“SA8000, a truly global standard, is today the best management tool available to ensure social accountability” says Neil Kearney, General Secretary of the International Textile, Garment and Leather Workers’ Federation and an SAI Advisory Board member.
Facilities have achieved SA8000 certification in 24 countries across Asia, Africa, Europe and the Americas. SA8000 now covers some 25 industries including clothing, footwear, toys, food, and cosmetics.
Leading retailers and brand companies in the US and Europe are using SA8000 to assure consumers and investors that products are made under decent conditions. The list of companies includes Carrefour, the world’s second largest retailer; Toy’s ‘R’ Us, the world’s leading toy seller; Otto Versand, the largest catalog retailer in the world; Dole, the world’s largest producer of fresh fruits and vegetables; and Kesko, the largest retailer in Finland (see attached list of retailers and brand companies).
“We clearly see the value in using SA8000 and working with suppliers to implement this system,” says Tom DeLuca, Vice President for Product Development at Toys ‘R’ Us.
SA8000 covers all the labor rights contained in widely-accepted International Labour Organization conventions, the Universal Declaration of Human Rights and the UN Convention on the Rights of the Child. The nine elements of the standard include:
1. No child labor
2. No forced labor
3. A healthy and safe workplace
4. Freedom of association and right to collective bargaining
5. No discrimination
6. No unjust discipline
7. Limits on working hours
8. Basic needs wage
9. Management systems for long term compliance
SA8000 can be implemented by a wide range of companies. Companies can have individual facilities certified to SA8000 through one of the eight accredited certification bodies or they can participate in the Corporate Involvement Program (CIP). The CIP helps companies evaluate SA8000,
implement the standard in their supply chain and report publicly on implementation progress.
The president of Apparel Avenue, the first SA8000 certified factory in Thailand, found that international customers give increasing pressure to producers to demonstrate their commitment to basic human values in the workplace. He says, “The standard is a way to strengthen and
differentiate Thai companies from other cheap labor countries.”

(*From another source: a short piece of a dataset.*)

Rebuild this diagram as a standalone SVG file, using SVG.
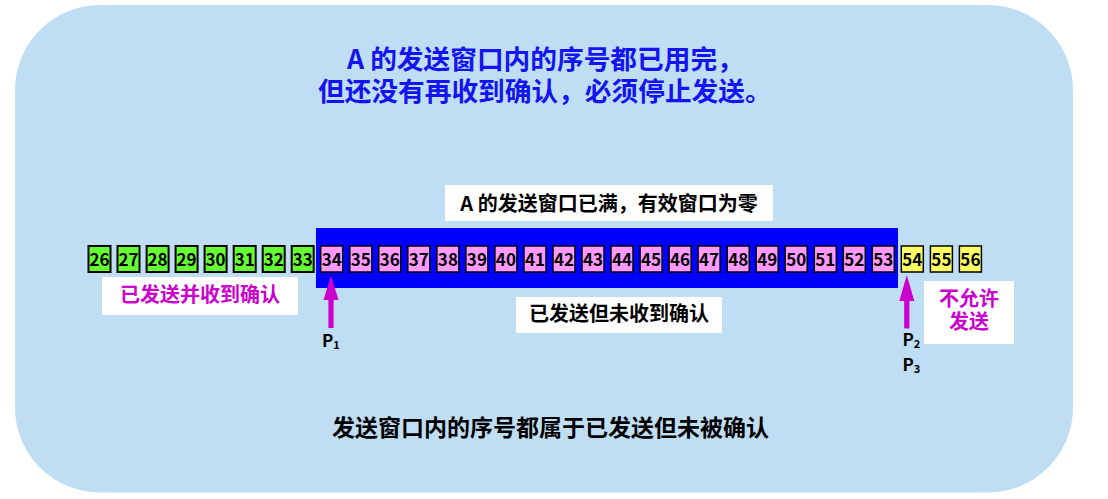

SA8000 is broadly recognized by trade unions, government agencies and non-governmental organizations (NGOs) as one of the strongest workplace standards. Organizations that have recognized SA8000 include the US State Department, the European Commission, the Tuscany Government, the Indian Ministry of Textiles, Business for Social Responsibility and Amnesty International.
According to Richard Howitt, Member of the European Parliament, “SA8000’s experience in the field offers valuable lessons to all those working to turn corporate social responsibility words into action.” And Morton Winston of Amnesty International USA adds, “SA8000 is the current benchmark in the field of corporate social accountability.”
Social Accountability International (SAI) is a charitable human rights organization founded in 1997 and dedicated to improving workplaces and communities around the world by developing and promoting voluntary standards combined with independent verification and public reporting.
SAI brings together key sectors – business, trade unions, government and non-governmental organizations (NGOs) – to create social accountability systems. The first SAI system to be fully operational is Social Accountability 8000 (SA8000), a workplace standard that covers key labor rights and certifies compliance through independent, accredited auditors.